É um clássico. Após uma derrota dura e inesperada, fala-se de lições. O que se aprendeu. Que erros não se poderão voltar a cometer. Disso falou Rúben Amorim na véspera de receber o Marselha, uma semana depois da debacle no sul de França, onde o Sporting até entrou a ganhar antes de entrar em processo de autodestruição.
Não foi exatamente loquaz o treinador do Sporting, ele que até leva jeito com as palavras. Atirou aquilo que seria de esperar, que a este nível não dá para relaxar porque quando se relaxa se perdem jogos em nove minutos, referindo-se ao curto intervalo de tempo que bastou ao Marselha para marcar três golos mal se apanhou em vantagem numérica no seu estádio.
Pois em Alvalade o Sporting não perdeu o jogo em nove minutos: foi em dez. Os dez minutos que foram do momento em que Guendouzi marcou o penálti consentido, permitido, praticamente autorizado por Ricardo Esgaio, aos 20 minutos, até Alexis Sánchez encostar à boca da baliza a oferta em forma de cruzamento de Harit, aos 30’, num lance que até começou por ser anulado por fora de jogo, mas confirmado pelo VAR como legal.

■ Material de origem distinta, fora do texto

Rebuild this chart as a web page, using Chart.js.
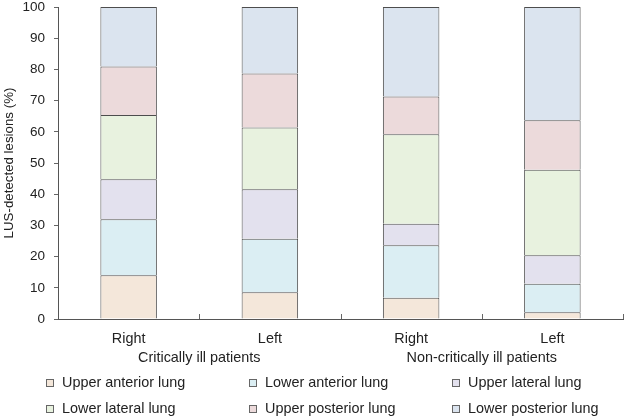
<!DOCTYPE html>
<html>
<head>
<meta charset="utf-8">
<script src="https://cdn.jsdelivr.net/npm/chart.js@4"></script>
<style>
  body { margin: 0; background: #fff; }
  #box { position: relative; width: 625px; height: 417px; }
  #myChart { display: block; }
  #legenda {
    position: absolute; left: 46px; top: 369px; width: 610px;
    display: grid; grid-template-columns: 203px 203px 203px;
    font-family: "Liberation Sans", Arial, sans-serif; font-size: 14.4px; color: #222;
  }
  .item { height: 26px; line-height: 26px; white-space: nowrap; }
  .quadrado {
    display: inline-block; width: 6px; height: 6px; border: 1px solid #666;
    margin-right: 8px; vertical-align: 0px;
  }
</style>
</head>
<body>
<div id="box">
  <canvas id="myChart" width="625" height="417"></canvas>
  <div id="legenda"></div>
</div>
<script>
// dados (%)
const categorias = ['Right', 'Left', 'Right', 'Left'];
const grupos = ['Critically ill patients', 'Non-critically ill patients'];
const nomes = ['Upper anterior lung', 'Lower anterior lung', 'Upper lateral lung',
               'Lower lateral lung', 'Upper posterior lung', 'Lower posterior lung'];
const upperAnterior = [14.0, 8.6, 6.8, 2.2];
const lowerAnterior = [18.0, 17.1, 16.8, 9.1];
const upperLateral = [12.8, 15.9, 6.9, 9.1];
const lowerLateral = [20.6, 19.8, 28.7, 27.4];
const upperPosterior = [15.5, 17.3, 12.1, 15.9];
const lowerPosterior = [19.1, 21.3, 28.7, 36.3];
const yTicks = [0, 10, 20, 30, 40, 50, 60, 70, 80, 90, 100];

const series = [upperAnterior, lowerAnterior, upperLateral, lowerLateral, upperPosterior, lowerPosterior];
const cores = ['#f4e7da', '#dbeef3', '#e3e1ee', '#e8f2df', '#ecdadb', '#dbe4ef'];
const fonte = '"Liberation Sans", Arial, sans-serif';

var datasets = series.map(function (valores, i) {
    return {
        label: nomes[i],
        data: valores,
        backgroundColor: cores[i],
        borderColor: '#4d4d4d',
        borderWidth: 1
    };
});

// rotulos dos grupos e tracinhos do eixo x
const extrasEixoX = {
    id: 'extrasEixoX',
    afterDraw: function (chart) {
        var ctx = chart.ctx;
        var x = chart.scales.x;
        var base = chart.chartArea.bottom;
        var passo = x.getPixelForValue(1) - x.getPixelForValue(0);
        ctx.save();
        ctx.strokeStyle = '#666';
        ctx.lineWidth = 1;
        for (var i = 0; i < categorias.length; i++) {
            var px = Math.round(x.getPixelForValue(i) + passo / 2) + 0.5;
            ctx.beginPath();
            ctx.moveTo(px, base);
            ctx.lineTo(px, base - 5);
            ctx.stroke();
        }
        ctx.fillStyle = '#222';
        ctx.font = '14.4px ' + fonte;
        ctx.textAlign = 'center';
        ctx.textBaseline = 'middle';
        for (var g = 0; g < grupos.length; g++) {
            var meio = (x.getPixelForValue(g * 2) + x.getPixelForValue(g * 2 + 1)) / 2;
            ctx.fillText(grupos[g], meio, 358);
        }
        ctx.restore();
    }
};

const ctx = document.getElementById('myChart');

new Chart(ctx, {
    type: 'bar',
    data: {
        labels: categorias,
        datasets: datasets
    },
    options: {
        responsive: false,
        animation: false,
        layout: { padding: { top: 0, right: 2, left: 0, bottom: 0 } },
        datasets: {
            bar: { categoryPercentage: 0.4, barPercentage: 1 }
        },
        plugins: {
            legend: { display: false },
            tooltip: { enabled: false }
        },
        scales: {
            x: {
                stacked: true,
                afterFit: function (scale) {
                    scale.height = 98;
                    scale.paddingTop = 0;
                },
                grid: { display: false, drawTicks: false },
                border: { display: true, color: '#555', width: 1 },
                ticks: {
                    color: '#222',
                    padding: 11,
                    font: { family: fonte, size: 14.4 }
                }
            },
            y: {
                stacked: true,
                min: 0,
                max: 100,
                afterFit: function (scale) {
                    scale.width = 58;
                    scale.paddingTop = 7;
                    scale.paddingBottom = 0;
                },
                afterBuildTicks: function (scale) {
                    scale.ticks = yTicks.map(function (v) { return { value: v }; });
                },
                grid: { drawOnChartArea: false, drawTicks: true, tickLength: 4, color: '#666' },
                border: { display: true, color: '#555', width: 1 },
                ticks: {
                    color: '#222',
                    padding: 9,
                    font: { family: fonte, size: 13.5, lineHeight: 1 }
                },
                title: {
                    display: true,
                    text: 'LUS-detected lesions (%)',
                    color: '#222',
                    padding: { top: 1, bottom: 0 },
                    font: { family: fonte, size: 13.3 }
                }
            }
        }
    },
    plugins: [extrasEixoX]
});

// legenda em 3 colunas
var legenda = document.getElementById('legenda');
nomes.forEach(function (nome, i) {
    var item = document.createElement('div');
    item.className = 'item';
    var q = document.createElement('span');
    q.className = 'quadrado';
    q.style.background = cores[i];
    item.appendChild(q);
    item.appendChild(document.createTextNode(nome));
    legenda.appendChild(item);
});
</script>
</body>
</html>
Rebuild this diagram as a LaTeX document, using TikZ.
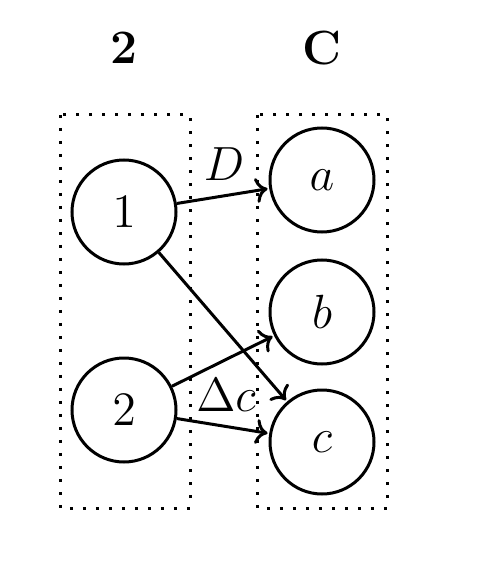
\documentclass[tikz,border=0pt]{standalone}
\usepackage{amsmath,amssymb}
\usepackage{tikz}
\usetikzlibrary{arrows.meta,positioning}
\tikzset{
  elem/.style={draw,circle,line width=0.9pt,minimum size=31.2pt,inner sep=0pt,font=\Large},
  grp/.style={line width=0.9pt,dash pattern=on 0.9pt off 3pt},
  ar/.style={->,line width=0.9pt,shorten >=0.5pt},
  ttl/.style={font=\Large\bfseries}
}
\begin{document}
\begin{tikzpicture}[x=0.3pt,y=-0.3pt]
\useasboundingbox (0,0) rectangle (500,572);
% groups
\draw[grp] (60,115) rectangle (190,508);
\draw[grp] (257,115) rectangle (387,508);
\node[ttl] (tl) at (124,48) {2};
\node[ttl] (tr) at (322,48) {C};
% elements
\node[elem] (n1) at (124,212) {$1$};
\node[elem] (n2) at (124,410) {$2$};
\node[elem] (a) at (322,180) {$a$};
\node[elem] (b) at (322,312) {$b$};
\node[elem] (c) at (322,442) {$c$};
% maps
\draw[ar] (n1) -- (a);
\draw[ar] (n1) -- (c);
\draw[ar] (n2) -- (b);
\draw[ar] (n2) -- (c);
\node[font=\Large] (lD) at (224,164) {$D$};
\node[font=\Large] (lDc) at (226,395) {$\Delta c$};
\end{tikzpicture}
\end{document}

À meia-hora de jogo, o Sporting jogava com uma dupla desvantagem no marcador e com menos um campo numa noite em que até quando tudo estava igual já se notavam as dificuldades: a equipa de Rúben Amorim sofreu desde cedo para sair a jogar, pouco confortável com a superioridade dos gauleses a meio-campo, sem se conseguir desembrulhar da pressão precoce, da estratégia que Igor Tudor trouxe para Alvalade e à qual Amorim nem teve tempo de responder.
E o que se seguiu foi apenas uma espécie de avalancha de erros, azares, muita culpa própria e um desfecho que já se parecia adivinhar, como que pairando no ar logo no arranque. Com Porro no banco, aparentemente disponível, Amorim deu a titularidade a Ricardo Esgaio que em dois minutos juntou todas as falhas individuais possíveis para deixar a equipa numa situação limite num jogo tão importante. Já sabendo do critério do árbitro, até porque este já tinha sido implacável em lances semelhantes, o lateral foi de braço no ar numa disputa de bola com Nuno Tavares aos 16’. Resultado: cartão amarelo. E logo a seguir começou por falhar o posicionamento num ataque do Marselha para depois entrar de forma imprudente às pernas de Harit dentro da área, quando já tudo estava descompensado. A expulsão era inevitável e, para ajudar o Sporting, Guendouzi não falhou - ainda que Israel tenha adivinhado o lado do remate.
PATRICIA DE MELO MOREIRA
O posterior golo de Alexis veio matar o jogo, com 30 minutos no marcador. Um golo que era apenas sintoma de uma equipa perdida, com Amorim a reagir aos repelões no banco. Começou por lançar Fatawu para fechar o lado direito após a expulsão de Esgaio, a equipa continuou frágil e insegura, e com a saída de Coates por lesão aos 34’ voltou a mexer: entrou não só Marsá para o lugar do uruguaio como Sotiris para vez de Marcus Edwards, porque o Sporting necessitava com urgência de estancar o meio-campo.
Mas aí já o mal estava mais que feito. Nazinho entrou após o intervalo para a saída de Trincão e o Sporting até nem começou mal na 2.ª parte, mas a expulsão de Pote aos 60’, aparentemente por irresponsáveis palavras ao árbitro, tornaram a meia-hora restante numa espécie de Survivor, em que o importante era o controlo de danos, evitar uma possível humilhação. E se o jogo terminou 2-0 foi porque o Marselha mais não quis: Tudor aproveitou para rodar a equipa, fazer descansar alguns jogadores e quase nunca acelerou num jogo que chegou a ter “goleada” escrito na testa.
Com tudo isto, o Sporting mantém-se com todas as hipóteses de seguir em frente na Liga dos Campeões, com seis pontos, tal como o adversário desta noite. Mas se os franceses estão em trajetória ascendente em termos de motivação e os leões vão na direção contrária: parece agora tão longe aquele Sporting venenoso de Frankfurt ou o cheio de coração da receção ao Tottenham. E isso tem o seu peso, até porque em dois jogos com o Marselha, a equipa de Rúben Amorim competiu, quanto muito, vinte minutos em cada um, vergando-se depois à sobrevivência em contendas já fechados a meio da 1.ª parte. E isso tem peso, para mais numa fase de grupos tão concentrada, sem contemplações para derivações de qualidade ou curtos-circuitos individuais.